Google Cloud and Y Combinator are teaming up to give startups access to Nvidia GPU clusters. Sounds good, right? Well, it's not just good; it's strategic. These new companies get the resources they need to build AI models, while Google positions itself as the go-to platform for these startups as they grow.
Summary
- Google's New Strategy: Google Cloud offers a dedicated Nvidia GPU cluster to Y Combinator startups.
- Startup Benefits: Startups get $350,000 in cloud credits and more.
- Google's Objective: Building long-term relationships with future tech giants.
- Y Combinator's Angle: Attract more AI startups with robust computing resources.
- The Growing Trend: More accelerators and VCs offering GPU clusters to attract AI startups.
Google Cloud's New Strategy
Google Cloud is taking a proactive approach by providing Y Combinator startups with a dedicated cluster of Nvidia graphics processing units (GPUs) and Google tensor processing units (TPUs). This offering is not just about handing over some hardware but is a strategic move to cultivate relationships with promising early-stage AI startups.
James Lee, the general manager for Google Cloud’s startups and AI business, put it bluntly in a TechCrunch interview: “We want to surround them with a lot of love and warmth early in their lifecycle.” He emphasizes that Google Cloud's goal is to become a long-term partner for these startups, hoping that as these companies grow, they will continue to rely on Google's infrastructure.
By targeting early-stage startups, Google aims to ensure these companies stick around, using Google's services for years. And considering that about 5% of Y Combinator startups have become unicorns with valuations over a billion dollars, Google is making a strategic bet.
The Benefits for Startups
YC startups aren't just getting some hardware thrown their way. Google is providing a dedicated cluster with priority access for YC’s Summer 2024 startups, offering $350,000 in cloud credits over two years for each participating startup. Additionally, there's $12,000 in Enhanced Support credits and a free year of Google Workspace Business Plus up for grabs.
The real benefit here is the computing power. Y Combinator group partner Diana Hu says one of the most common issues she hears from startups is being "compute-restrained." While large enterprises can negotiate massive, multi-year deals with cloud providers, small startups often struggle to get the same level of access to critical resources like GPUs.
Having a dedicated cluster is particularly valuable for AI startups, especially those involved in training AI models. Hu explains that these are more like high-performance computing workloads in batches, so startups don't need a server running all the time but require a lot of resources in a "spiky workload."

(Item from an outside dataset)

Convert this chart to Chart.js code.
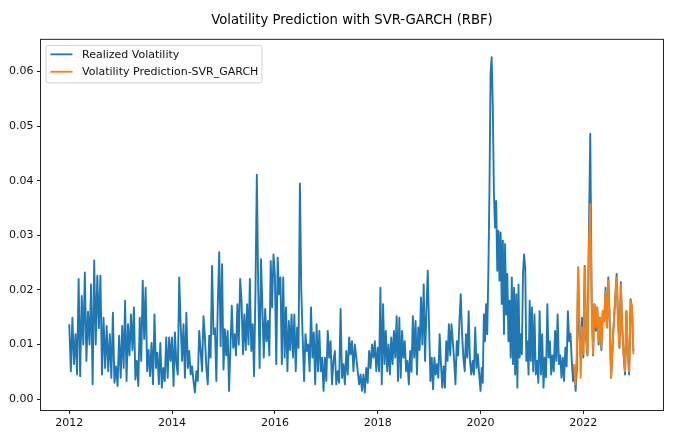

Google's Long-Term Objective
Google isn't doing this out of sheer altruism. This partnership aims to create a scenario where these startups, once reliant on Google's infrastructure, will continue to utilize it as they scale and require even more compute resources. Hu elaborates on this point, noting, “Cloud providers are still catching up in terms of how to price them, but they do know if you catch them early on, you’re going to ride the wave with them.” In other words, by offering these startups robust resources now, Google is positioning itself to grow alongside them.
Google's collaboration with Y Combinator is a well-calculated investment in potential tech giants of tomorrow. By providing early-stage AI startups the computing resources they desperately need, Google aims to foster a long-term partnership that will benefit both parties as these startups evolve.
Y Combinator's Angle
For Y Combinator, this collaboration is a chance to attract more AI startups by offering them the compute resources they might not otherwise have access to. These resources are part of the attraction package, along with Y Combinator's investments and guidance.
The strategic importance of offering substantial compute resources can't be overstated. Early-stage startups often face significant challenges in acquiring the necessary computing power to train AI models. With access to a dedicated cluster, these startups can focus more on innovation and less on infrastructure woes.
The Growing Trend
Offering GPU clusters to attract AI startups isn't just a move by Google and Y Combinator. It's part of a broader trend where startup accelerators and venture capital firms are increasingly providing similar resources to gain an edge. For instance, Andreessen Horowitz reportedly has a stash of 20,000 GPUs to attract AI startups.
While Google and Y Combinator have not disclosed the exact number of GPUs in their cluster, Hu assures that it's sufficient for YC's foundation model companies to train their models effectively. This strategy reflects a growing recognition that access to powerful computing resources can be a significant differentiator in the competitive landscape of AI startups.
This partnership is a clear indication that more tech giants and venture capitalists see the value in offering substantial compute resources. It’s not just about the money anymore; it's about providing the tools to help startups succeed.
Conclusion
This collaboration between Google Cloud and Y Combinator is a win-win. Startups gain the computational power they need to develop cutting-edge AI technologies, while Google positions itself as a reliable partner for the tech giants of tomorrow. This trend of offering GPU clusters and compute resources is likely to continue as more companies recognize the potential benefits of nurturing early-stage AI startups.
Google's strategic investment in Y Combinator startups could pave the way for the next generation of AI-driven tech giants. As these startups grow and evolve, they will likely remain loyal to the platform that supported them from the beginning, ensuring a prosperous future for both Google and the startups.